En outre, London sympathisait avec le communisme et lisait les œuvres de Karl Marx. Ainsi, en Union soviétique, les romans de London étaient très estimés et, dans les années 1920, étaient activement traduits et publiés.
Tout comme les enfants, les romantiques et les amateurs de littérature, les aventuriers, les voyageurs et les découvreurs soviétiques ont lu les livres de London avec grand intérêt. L'un des plus ardents admirateurs de l'écrivain était le géologue Iouri Bilibine. Or, en 1928, c’est lui qui a dirigé la première expédition dans le bassin du fleuve Kolyma, la région où la ruée vers l'or a commencé.
Bilibine se sentait probablement un peu comme London en Alaska, mais il n'a pas été le premier à suggérer de donner le nom de l'écrivain à un site de la région. En 1932, un collègue géologue de Bilibine (et autre fan de l'écrivain américain), Piotr Skorniakov, avait en effet déjà suggéré de nommer ainsi ce lac en particulier.
Le côté triste de l'histoire est que le bassin de la Kolyma, où le lac a été découvert plus tard, est associé à une seule chose : le Goulag. Bilibine était ingénieur au sein du Dalstroï, organisation en charge de la gestion des prisonniers d'Extrême-Orient.

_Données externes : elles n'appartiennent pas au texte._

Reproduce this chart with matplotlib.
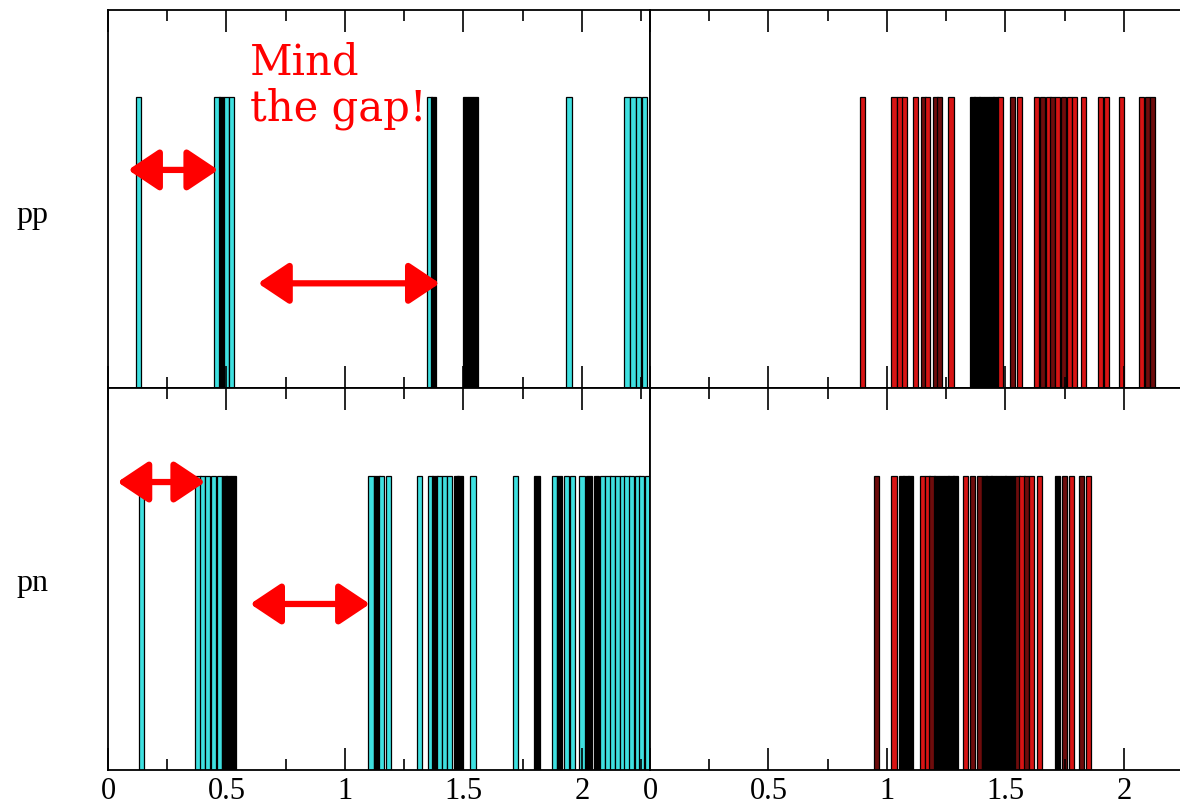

Cette branche du Goulag devait développer l'extraction des ressources naturelles et l'exploitation minière, ainsi que construire les infrastructures locales. Les prisonniers travaillaient dans les conditions les plus inhumaines, par un climat des plus extrêmes. Sans équipement, ils devaient chercher de l'or à mains nues dans les eaux glaciales des rivières locales.